▽
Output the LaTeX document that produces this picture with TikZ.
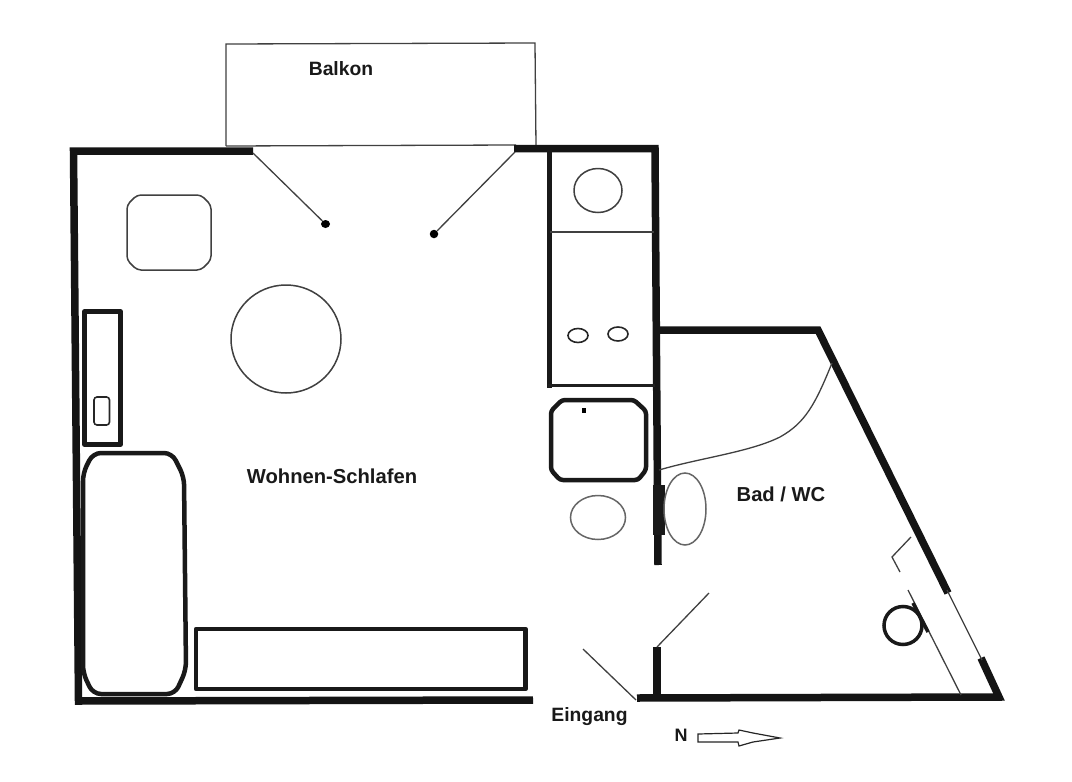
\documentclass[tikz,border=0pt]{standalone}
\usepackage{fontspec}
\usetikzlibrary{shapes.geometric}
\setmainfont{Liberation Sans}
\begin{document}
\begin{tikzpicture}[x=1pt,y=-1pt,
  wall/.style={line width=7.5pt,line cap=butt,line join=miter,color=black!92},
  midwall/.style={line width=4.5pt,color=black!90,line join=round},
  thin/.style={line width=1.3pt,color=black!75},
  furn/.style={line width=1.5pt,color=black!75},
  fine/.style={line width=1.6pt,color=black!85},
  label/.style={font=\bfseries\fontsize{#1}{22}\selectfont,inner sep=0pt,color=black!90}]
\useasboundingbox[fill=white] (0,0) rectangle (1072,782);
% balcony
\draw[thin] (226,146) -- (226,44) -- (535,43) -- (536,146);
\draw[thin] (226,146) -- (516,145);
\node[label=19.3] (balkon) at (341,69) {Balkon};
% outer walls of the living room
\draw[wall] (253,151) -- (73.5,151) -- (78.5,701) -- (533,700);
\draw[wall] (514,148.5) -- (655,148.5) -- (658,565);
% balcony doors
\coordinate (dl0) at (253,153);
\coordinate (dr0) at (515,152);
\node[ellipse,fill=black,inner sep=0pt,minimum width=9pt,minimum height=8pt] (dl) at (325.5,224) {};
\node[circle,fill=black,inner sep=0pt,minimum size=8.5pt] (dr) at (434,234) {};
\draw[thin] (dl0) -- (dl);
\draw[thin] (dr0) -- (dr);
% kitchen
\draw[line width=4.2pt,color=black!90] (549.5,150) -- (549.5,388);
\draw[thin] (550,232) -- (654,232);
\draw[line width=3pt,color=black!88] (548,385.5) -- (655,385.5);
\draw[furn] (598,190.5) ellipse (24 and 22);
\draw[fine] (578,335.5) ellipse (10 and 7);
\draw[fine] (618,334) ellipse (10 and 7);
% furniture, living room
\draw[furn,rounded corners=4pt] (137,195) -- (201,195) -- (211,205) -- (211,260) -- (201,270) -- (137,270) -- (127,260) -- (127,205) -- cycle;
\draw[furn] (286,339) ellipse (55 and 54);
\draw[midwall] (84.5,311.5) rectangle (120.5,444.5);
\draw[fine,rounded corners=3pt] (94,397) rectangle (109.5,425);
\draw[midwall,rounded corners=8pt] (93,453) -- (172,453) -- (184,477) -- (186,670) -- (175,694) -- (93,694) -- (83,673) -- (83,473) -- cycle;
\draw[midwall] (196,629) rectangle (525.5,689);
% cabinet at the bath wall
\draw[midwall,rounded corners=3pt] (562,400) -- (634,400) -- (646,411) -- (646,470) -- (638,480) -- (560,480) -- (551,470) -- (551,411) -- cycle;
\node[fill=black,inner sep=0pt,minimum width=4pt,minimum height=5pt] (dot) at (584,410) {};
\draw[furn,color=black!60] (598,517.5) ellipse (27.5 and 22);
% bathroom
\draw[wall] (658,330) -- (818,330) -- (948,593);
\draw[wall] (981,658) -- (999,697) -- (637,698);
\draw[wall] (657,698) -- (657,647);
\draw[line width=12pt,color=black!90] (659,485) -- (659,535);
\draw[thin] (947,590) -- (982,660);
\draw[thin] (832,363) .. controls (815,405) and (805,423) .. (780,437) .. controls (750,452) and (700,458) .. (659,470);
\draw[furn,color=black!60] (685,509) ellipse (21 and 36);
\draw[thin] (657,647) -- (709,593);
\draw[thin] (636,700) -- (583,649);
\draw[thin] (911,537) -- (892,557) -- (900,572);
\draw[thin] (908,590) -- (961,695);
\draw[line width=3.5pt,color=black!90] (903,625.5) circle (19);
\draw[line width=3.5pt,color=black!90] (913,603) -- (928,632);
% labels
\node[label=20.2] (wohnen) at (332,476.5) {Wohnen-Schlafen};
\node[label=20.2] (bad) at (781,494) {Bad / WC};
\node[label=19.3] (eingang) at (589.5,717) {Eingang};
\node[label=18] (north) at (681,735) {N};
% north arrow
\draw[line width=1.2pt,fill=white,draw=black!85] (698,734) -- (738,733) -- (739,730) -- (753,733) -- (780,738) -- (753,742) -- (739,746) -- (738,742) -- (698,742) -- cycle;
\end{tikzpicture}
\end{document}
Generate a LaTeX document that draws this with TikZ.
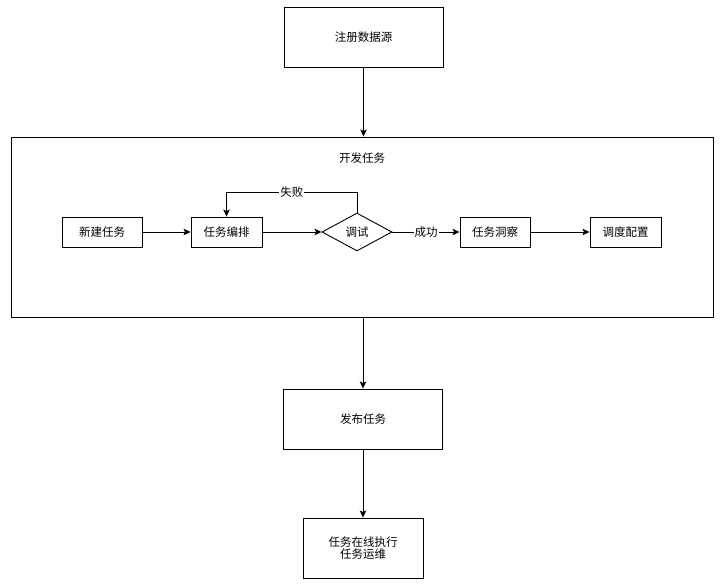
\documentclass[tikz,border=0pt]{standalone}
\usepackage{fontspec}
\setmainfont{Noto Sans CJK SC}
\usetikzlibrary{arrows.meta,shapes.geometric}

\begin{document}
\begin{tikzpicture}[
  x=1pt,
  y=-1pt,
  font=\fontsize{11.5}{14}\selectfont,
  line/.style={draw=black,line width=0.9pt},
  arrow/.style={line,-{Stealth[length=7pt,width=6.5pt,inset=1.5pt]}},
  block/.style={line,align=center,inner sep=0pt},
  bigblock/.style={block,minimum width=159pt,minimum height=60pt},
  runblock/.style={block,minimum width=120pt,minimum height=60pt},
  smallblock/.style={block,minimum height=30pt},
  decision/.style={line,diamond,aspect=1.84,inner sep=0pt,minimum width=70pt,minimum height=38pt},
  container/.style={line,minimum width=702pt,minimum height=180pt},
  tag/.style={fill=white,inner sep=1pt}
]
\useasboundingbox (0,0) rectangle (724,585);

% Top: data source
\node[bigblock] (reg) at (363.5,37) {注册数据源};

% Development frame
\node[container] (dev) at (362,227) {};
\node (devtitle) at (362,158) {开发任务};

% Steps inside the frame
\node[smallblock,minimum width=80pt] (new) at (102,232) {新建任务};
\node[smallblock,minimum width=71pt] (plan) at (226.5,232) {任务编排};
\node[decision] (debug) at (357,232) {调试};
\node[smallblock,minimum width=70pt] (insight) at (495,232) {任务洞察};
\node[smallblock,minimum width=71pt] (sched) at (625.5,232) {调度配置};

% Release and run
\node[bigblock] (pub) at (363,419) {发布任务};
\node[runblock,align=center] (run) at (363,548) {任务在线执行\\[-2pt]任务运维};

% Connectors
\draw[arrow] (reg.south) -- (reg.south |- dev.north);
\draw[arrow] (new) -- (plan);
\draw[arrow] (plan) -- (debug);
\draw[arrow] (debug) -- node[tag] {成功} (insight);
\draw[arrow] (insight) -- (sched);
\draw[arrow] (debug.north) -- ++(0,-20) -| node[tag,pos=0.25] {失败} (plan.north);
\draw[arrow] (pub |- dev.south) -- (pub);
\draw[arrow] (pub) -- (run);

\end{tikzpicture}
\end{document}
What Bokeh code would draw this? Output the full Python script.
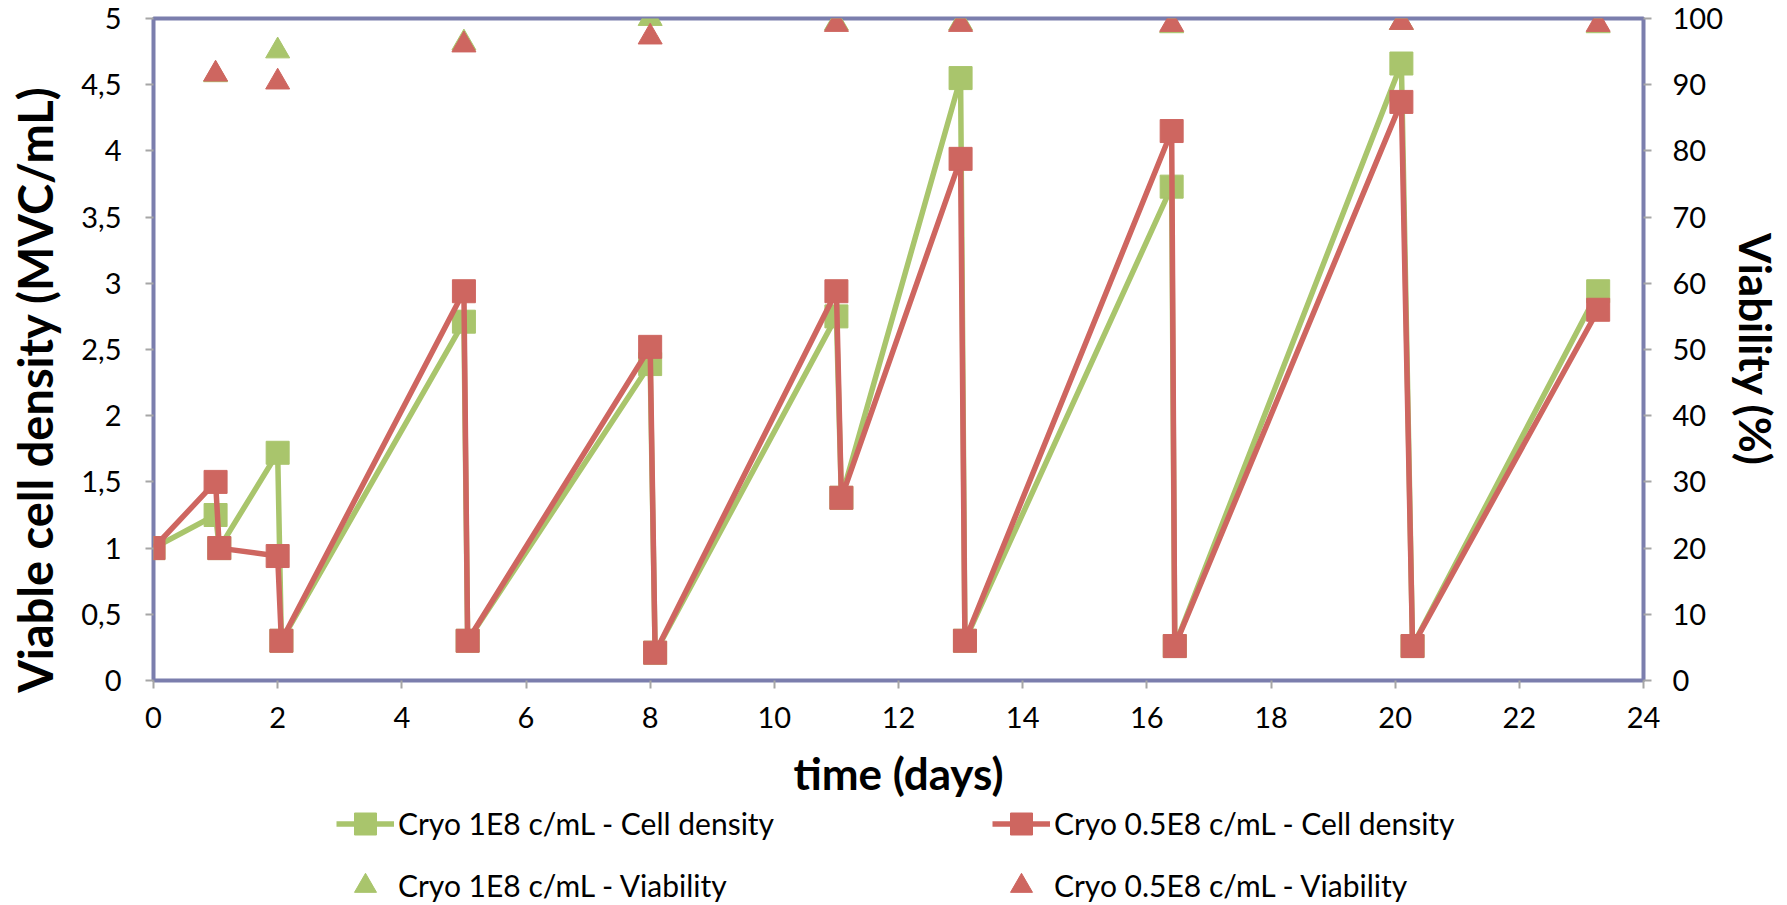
△
# [The exercise]
Copy each line of the records precisely and drop any images they hold.

# [Task solution]
Output the LaTeX document that produces this picture with TikZ.
\documentclass[tikz,border=0pt]{standalone}
\usepackage{fontspec}
\usetikzlibrary{shapes.geometric}
\setmainfont{Liberation Sans}
\begin{document}
\begin{tikzpicture}[x=1pt,y=-1pt,
  wall/.style={line width=7.5pt,line cap=butt,line join=miter,color=black!92},
  midwall/.style={line width=4.5pt,color=black!90,line join=round},
  thin/.style={line width=1.3pt,color=black!75},
  furn/.style={line width=1.5pt,color=black!75},
  fine/.style={line width=1.6pt,color=black!85},
  label/.style={font=\bfseries\fontsize{#1}{22}\selectfont,inner sep=0pt,color=black!90}]
\useasboundingbox[fill=white] (0,0) rectangle (1072,782);
% balcony
\draw[thin] (226,146) -- (226,44) -- (535,43) -- (536,146);
\draw[thin] (226,146) -- (516,145);
\node[label=19.3] (balkon) at (341,69) {Balkon};
% outer walls of the living room
\draw[wall] (253,151) -- (73.5,151) -- (78.5,701) -- (533,700);
\draw[wall] (514,148.5) -- (655,148.5) -- (658,565);
% balcony doors
\coordinate (dl0) at (253,153);
\coordinate (dr0) at (515,152);
\node[ellipse,fill=black,inner sep=0pt,minimum width=9pt,minimum height=8pt] (dl) at (325.5,224) {};
\node[circle,fill=black,inner sep=0pt,minimum size=8.5pt] (dr) at (434,234) {};
\draw[thin] (dl0) -- (dl);
\draw[thin] (dr0) -- (dr);
% kitchen
\draw[line width=4.2pt,color=black!90] (549.5,150) -- (549.5,388);
\draw[thin] (550,232) -- (654,232);
\draw[line width=3pt,color=black!88] (548,385.5) -- (655,385.5);
\draw[furn] (598,190.5) ellipse (24 and 22);
\draw[fine] (578,335.5) ellipse (10 and 7);
\draw[fine] (618,334) ellipse (10 and 7);
% furniture, living room
\draw[furn,rounded corners=4pt] (137,195) -- (201,195) -- (211,205) -- (211,260) -- (201,270) -- (137,270) -- (127,260) -- (127,205) -- cycle;
\draw[furn] (286,339) ellipse (55 and 54);
\draw[midwall] (84.5,311.5) rectangle (120.5,444.5);
\draw[fine,rounded corners=3pt] (94,397) rectangle (109.5,425);
\draw[midwall,rounded corners=8pt] (93,453) -- (172,453) -- (184,477) -- (186,670) -- (175,694) -- (93,694) -- (83,673) -- (83,473) -- cycle;
\draw[midwall] (196,629) rectangle (525.5,689);
% cabinet at the bath wall
\draw[midwall,rounded corners=3pt] (562,400) -- (634,400) -- (646,411) -- (646,470) -- (638,480) -- (560,480) -- (551,470) -- (551,411) -- cycle;
\node[fill=black,inner sep=0pt,minimum width=4pt,minimum height=5pt] (dot) at (584,410) {};
\draw[furn,color=black!60] (598,517.5) ellipse (27.5 and 22);
% bathroom
\draw[wall] (658,330) -- (818,330) -- (948,593);
\draw[wall] (981,658) -- (999,697) -- (637,698);
\draw[wall] (657,698) -- (657,647);
\draw[line width=12pt,color=black!90] (659,485) -- (659,535);
\draw[thin] (947,590) -- (982,660);
\draw[thin] (832,363) .. controls (815,405) and (805,423) .. (780,437) .. controls (750,452) and (700,458) .. (659,470);
\draw[furn,color=black!60] (685,509) ellipse (21 and 36);
\draw[thin] (657,647) -- (709,593);
\draw[thin] (636,700) -- (583,649);
\draw[thin] (911,537) -- (892,557) -- (900,572);
\draw[thin] (908,590) -- (961,695);
\draw[line width=3.5pt,color=black!90] (903,625.5) circle (19);
\draw[line width=3.5pt,color=black!90] (913,603) -- (928,632);
% labels
\node[label=20.2] (wohnen) at (332,476.5) {Wohnen-Schlafen};
\node[label=20.2] (bad) at (781,494) {Bad / WC};
\node[label=19.3] (eingang) at (589.5,717) {Eingang};
\node[label=18] (north) at (681,735) {N};
% north arrow
\draw[line width=1.2pt,fill=white,draw=black!85] (698,734) -- (738,733) -- (739,730) -- (753,733) -- (780,738) -- (753,742) -- (739,746) -- (738,742) -- (698,742) -- cycle;
\end{tikzpicture}
\end{document}
Generate a LaTeX document that draws this with TikZ.
\documentclass[tikz,border=0pt]{standalone}
\usepackage{fontspec}
\setmainfont{Noto Sans CJK SC}
\usetikzlibrary{arrows.meta,shapes.geometric}

\begin{document}
\begin{tikzpicture}[
  x=1pt,
  y=-1pt,
  font=\fontsize{11.5}{14}\selectfont,
  line/.style={draw=black,line width=0.9pt},
  arrow/.style={line,-{Stealth[length=7pt,width=6.5pt,inset=1.5pt]}},
  block/.style={line,align=center,inner sep=0pt},
  bigblock/.style={block,minimum width=159pt,minimum height=60pt},
  runblock/.style={block,minimum width=120pt,minimum height=60pt},
  smallblock/.style={block,minimum height=30pt},
  decision/.style={line,diamond,aspect=1.84,inner sep=0pt,minimum width=70pt,minimum height=38pt},
  container/.style={line,minimum width=702pt,minimum height=180pt},
  tag/.style={fill=white,inner sep=1pt}
]
\useasboundingbox (0,0) rectangle (724,585);

% Top: data source
\node[bigblock] (reg) at (363.5,37) {注册数据源};

% Development frame
\node[container] (dev) at (362,227) {};
\node (devtitle) at (362,158) {开发任务};

% Steps inside the frame
\node[smallblock,minimum width=80pt] (new) at (102,232) {新建任务};
\node[smallblock,minimum width=71pt] (plan) at (226.5,232) {任务编排};
\node[decision] (debug) at (357,232) {调试};
\node[smallblock,minimum width=70pt] (insight) at (495,232) {任务洞察};
\node[smallblock,minimum width=71pt] (sched) at (625.5,232) {调度配置};

% Release and run
\node[bigblock] (pub) at (363,419) {发布任务};
\node[runblock,align=center] (run) at (363,548) {任务在线执行\\[-2pt]任务运维};

% Connectors
\draw[arrow] (reg.south) -- (reg.south |- dev.north);
\draw[arrow] (new) -- (plan);
\draw[arrow] (plan) -- (debug);
\draw[arrow] (debug) -- node[tag] {成功} (insight);
\draw[arrow] (insight) -- (sched);
\draw[arrow] (debug.north) -- ++(0,-20) -| node[tag,pos=0.25] {失败} (plan.north);
\draw[arrow] (pub |- dev.south) -- (pub);
\draw[arrow] (pub) -- (run);

\end{tikzpicture}
\end{document}
What Bokeh code would draw this? Output the full Python script.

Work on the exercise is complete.